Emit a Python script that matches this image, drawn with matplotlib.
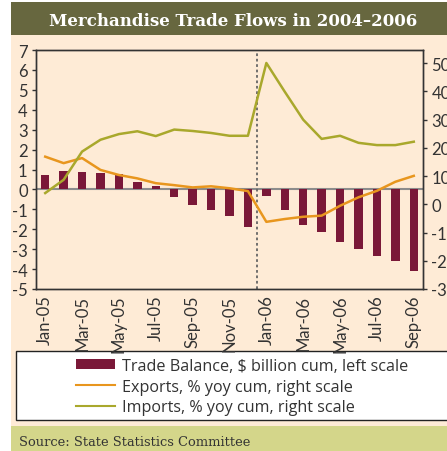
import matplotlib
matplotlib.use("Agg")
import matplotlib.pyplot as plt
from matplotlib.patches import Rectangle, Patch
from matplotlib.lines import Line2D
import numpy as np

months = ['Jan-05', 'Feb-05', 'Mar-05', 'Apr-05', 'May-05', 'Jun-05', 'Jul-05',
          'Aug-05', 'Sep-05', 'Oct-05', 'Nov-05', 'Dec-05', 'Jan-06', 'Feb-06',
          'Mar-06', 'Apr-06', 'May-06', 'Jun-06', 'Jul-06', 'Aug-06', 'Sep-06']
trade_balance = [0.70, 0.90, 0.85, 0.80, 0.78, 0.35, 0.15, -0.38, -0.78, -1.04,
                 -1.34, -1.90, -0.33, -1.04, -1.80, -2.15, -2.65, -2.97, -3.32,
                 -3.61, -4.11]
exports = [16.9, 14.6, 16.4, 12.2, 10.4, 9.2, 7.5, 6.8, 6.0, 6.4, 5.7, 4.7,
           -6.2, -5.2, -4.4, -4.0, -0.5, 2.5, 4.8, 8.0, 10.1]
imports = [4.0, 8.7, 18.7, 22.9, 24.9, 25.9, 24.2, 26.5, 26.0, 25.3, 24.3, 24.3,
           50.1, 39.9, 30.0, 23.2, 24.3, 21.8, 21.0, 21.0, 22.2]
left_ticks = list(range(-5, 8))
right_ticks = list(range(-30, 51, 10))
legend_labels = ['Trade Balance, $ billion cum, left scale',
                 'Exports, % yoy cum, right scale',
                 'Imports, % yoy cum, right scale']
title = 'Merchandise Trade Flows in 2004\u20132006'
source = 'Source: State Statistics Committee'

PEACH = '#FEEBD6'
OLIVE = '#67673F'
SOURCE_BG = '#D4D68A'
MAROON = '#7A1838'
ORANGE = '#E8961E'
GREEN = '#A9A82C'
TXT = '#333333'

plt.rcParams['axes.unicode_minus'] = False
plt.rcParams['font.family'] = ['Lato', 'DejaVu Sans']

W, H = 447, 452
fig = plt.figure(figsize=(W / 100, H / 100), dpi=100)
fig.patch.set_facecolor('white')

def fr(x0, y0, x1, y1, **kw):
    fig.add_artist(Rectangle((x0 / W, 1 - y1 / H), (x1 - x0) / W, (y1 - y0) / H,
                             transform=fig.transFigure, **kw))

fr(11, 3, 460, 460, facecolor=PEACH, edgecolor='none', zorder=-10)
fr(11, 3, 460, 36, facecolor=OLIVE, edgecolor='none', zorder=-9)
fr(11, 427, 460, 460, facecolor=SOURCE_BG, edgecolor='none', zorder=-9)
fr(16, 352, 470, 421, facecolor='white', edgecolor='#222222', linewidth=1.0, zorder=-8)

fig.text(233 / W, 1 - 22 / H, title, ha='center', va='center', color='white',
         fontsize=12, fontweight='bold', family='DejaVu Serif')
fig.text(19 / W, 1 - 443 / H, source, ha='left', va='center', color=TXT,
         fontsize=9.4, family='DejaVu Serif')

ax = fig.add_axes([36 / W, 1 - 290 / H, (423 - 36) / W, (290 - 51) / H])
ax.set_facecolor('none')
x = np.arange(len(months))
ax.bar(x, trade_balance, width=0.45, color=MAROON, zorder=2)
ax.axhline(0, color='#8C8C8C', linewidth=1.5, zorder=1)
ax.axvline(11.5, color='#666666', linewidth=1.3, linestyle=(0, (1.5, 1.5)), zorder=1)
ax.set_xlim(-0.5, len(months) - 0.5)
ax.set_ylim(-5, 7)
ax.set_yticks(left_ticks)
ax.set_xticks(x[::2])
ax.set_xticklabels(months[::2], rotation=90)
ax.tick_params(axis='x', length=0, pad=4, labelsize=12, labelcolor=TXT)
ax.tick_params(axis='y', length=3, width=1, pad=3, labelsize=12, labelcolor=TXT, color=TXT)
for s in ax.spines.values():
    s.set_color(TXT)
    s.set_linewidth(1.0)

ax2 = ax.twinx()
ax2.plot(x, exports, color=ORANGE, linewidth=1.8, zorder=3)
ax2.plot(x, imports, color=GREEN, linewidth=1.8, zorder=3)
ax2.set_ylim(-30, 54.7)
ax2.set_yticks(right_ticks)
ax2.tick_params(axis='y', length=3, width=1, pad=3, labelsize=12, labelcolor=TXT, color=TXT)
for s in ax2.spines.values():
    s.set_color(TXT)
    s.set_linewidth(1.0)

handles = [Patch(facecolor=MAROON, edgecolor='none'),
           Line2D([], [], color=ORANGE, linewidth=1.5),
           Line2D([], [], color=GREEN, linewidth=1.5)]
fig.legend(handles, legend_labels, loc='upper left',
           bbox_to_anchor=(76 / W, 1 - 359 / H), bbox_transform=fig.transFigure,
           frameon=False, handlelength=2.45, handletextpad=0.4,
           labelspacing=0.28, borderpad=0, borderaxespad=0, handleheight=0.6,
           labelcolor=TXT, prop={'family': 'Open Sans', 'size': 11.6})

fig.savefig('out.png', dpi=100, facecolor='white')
==*==
Copy all the lines of data exactly as they appear, dropping any images.

Emit a Python script that matches this image, drawn with matplotlib.
import matplotlib
matplotlib.use("Agg")
import matplotlib.pyplot as plt
from matplotlib.patches import Rectangle, Patch
from matplotlib.lines import Line2D
import numpy as np

months = ['Jan-05', 'Feb-05', 'Mar-05', 'Apr-05', 'May-05', 'Jun-05', 'Jul-05',
          'Aug-05', 'Sep-05', 'Oct-05', 'Nov-05', 'Dec-05', 'Jan-06', 'Feb-06',
          'Mar-06', 'Apr-06', 'May-06', 'Jun-06', 'Jul-06', 'Aug-06', 'Sep-06']
trade_balance = [0.70, 0.90, 0.85, 0.80, 0.78, 0.35, 0.15, -0.38, -0.78, -1.04,
                 -1.34, -1.90, -0.33, -1.04, -1.80, -2.15, -2.65, -2.97, -3.32,
                 -3.61, -4.11]
exports = [16.9, 14.6, 16.4, 12.2, 10.4, 9.2, 7.5, 6.8, 6.0, 6.4, 5.7, 4.7,
           -6.2, -5.2, -4.4, -4.0, -0.5, 2.5, 4.8, 8.0, 10.1]
imports = [4.0, 8.7, 18.7, 22.9, 24.9, 25.9, 24.2, 26.5, 26.0, 25.3, 24.3, 24.3,
           50.1, 39.9, 30.0, 23.2, 24.3, 21.8, 21.0, 21.0, 22.2]
left_ticks = list(range(-5, 8))
right_ticks = list(range(-30, 51, 10))
legend_labels = ['Trade Balance, $ billion cum, left scale',
                 'Exports, % yoy cum, right scale',
                 'Imports, % yoy cum, right scale']
title = 'Merchandise Trade Flows in 2004\u20132006'
source = 'Source: State Statistics Committee'

PEACH = '#FEEBD6'
OLIVE = '#67673F'
SOURCE_BG = '#D4D68A'
MAROON = '#7A1838'
ORANGE = '#E8961E'
GREEN = '#A9A82C'
TXT = '#333333'

plt.rcParams['axes.unicode_minus'] = False
plt.rcParams['font.family'] = ['Lato', 'DejaVu Sans']

W, H = 447, 452
fig = plt.figure(figsize=(W / 100, H / 100), dpi=100)
fig.patch.set_facecolor('white')

def fr(x0, y0, x1, y1, **kw):
    fig.add_artist(Rectangle((x0 / W, 1 - y1 / H), (x1 - x0) / W, (y1 - y0) / H,
                             transform=fig.transFigure, **kw))

fr(11, 3, 460, 460, facecolor=PEACH, edgecolor='none', zorder=-10)
fr(11, 3, 460, 36, facecolor=OLIVE, edgecolor='none', zorder=-9)
fr(11, 427, 460, 460, facecolor=SOURCE_BG, edgecolor='none', zorder=-9)
fr(16, 352, 470, 421, facecolor='white', edgecolor='#222222', linewidth=1.0, zorder=-8)

fig.text(233 / W, 1 - 22 / H, title, ha='center', va='center', color='white',
         fontsize=12, fontweight='bold', family='DejaVu Serif')
fig.text(19 / W, 1 - 443 / H, source, ha='left', va='center', color=TXT,
         fontsize=9.4, family='DejaVu Serif')

ax = fig.add_axes([36 / W, 1 - 290 / H, (423 - 36) / W, (290 - 51) / H])
ax.set_facecolor('none')
x = np.arange(len(months))
ax.bar(x, trade_balance, width=0.45, color=MAROON, zorder=2)
ax.axhline(0, color='#8C8C8C', linewidth=1.5, zorder=1)
ax.axvline(11.5, color='#666666', linewidth=1.3, linestyle=(0, (1.5, 1.5)), zorder=1)
ax.set_xlim(-0.5, len(months) - 0.5)
ax.set_ylim(-5, 7)
ax.set_yticks(left_ticks)
ax.set_xticks(x[::2])
ax.set_xticklabels(months[::2], rotation=90)
ax.tick_params(axis='x', length=0, pad=4, labelsize=12, labelcolor=TXT)
ax.tick_params(axis='y', length=3, width=1, pad=3, labelsize=12, labelcolor=TXT, color=TXT)
for s in ax.spines.values():
    s.set_color(TXT)
    s.set_linewidth(1.0)

ax2 = ax.twinx()
ax2.plot(x, exports, color=ORANGE, linewidth=1.8, zorder=3)
ax2.plot(x, imports, color=GREEN, linewidth=1.8, zorder=3)
ax2.set_ylim(-30, 54.7)
ax2.set_yticks(right_ticks)
ax2.tick_params(axis='y', length=3, width=1, pad=3, labelsize=12, labelcolor=TXT, color=TXT)
for s in ax2.spines.values():
    s.set_color(TXT)
    s.set_linewidth(1.0)

handles = [Patch(facecolor=MAROON, edgecolor='none'),
           Line2D([], [], color=ORANGE, linewidth=1.5),
           Line2D([], [], color=GREEN, linewidth=1.5)]
fig.legend(handles, legend_labels, loc='upper left',
           bbox_to_anchor=(76 / W, 1 - 359 / H), bbox_transform=fig.transFigure,
           frameon=False, handlelength=2.45, handletextpad=0.4,
           labelspacing=0.28, borderpad=0, borderaxespad=0, handleheight=0.6,
           labelcolor=TXT, prop={'family': 'Open Sans', 'size': 11.6})

fig.savefig('out.png', dpi=100, facecolor='white')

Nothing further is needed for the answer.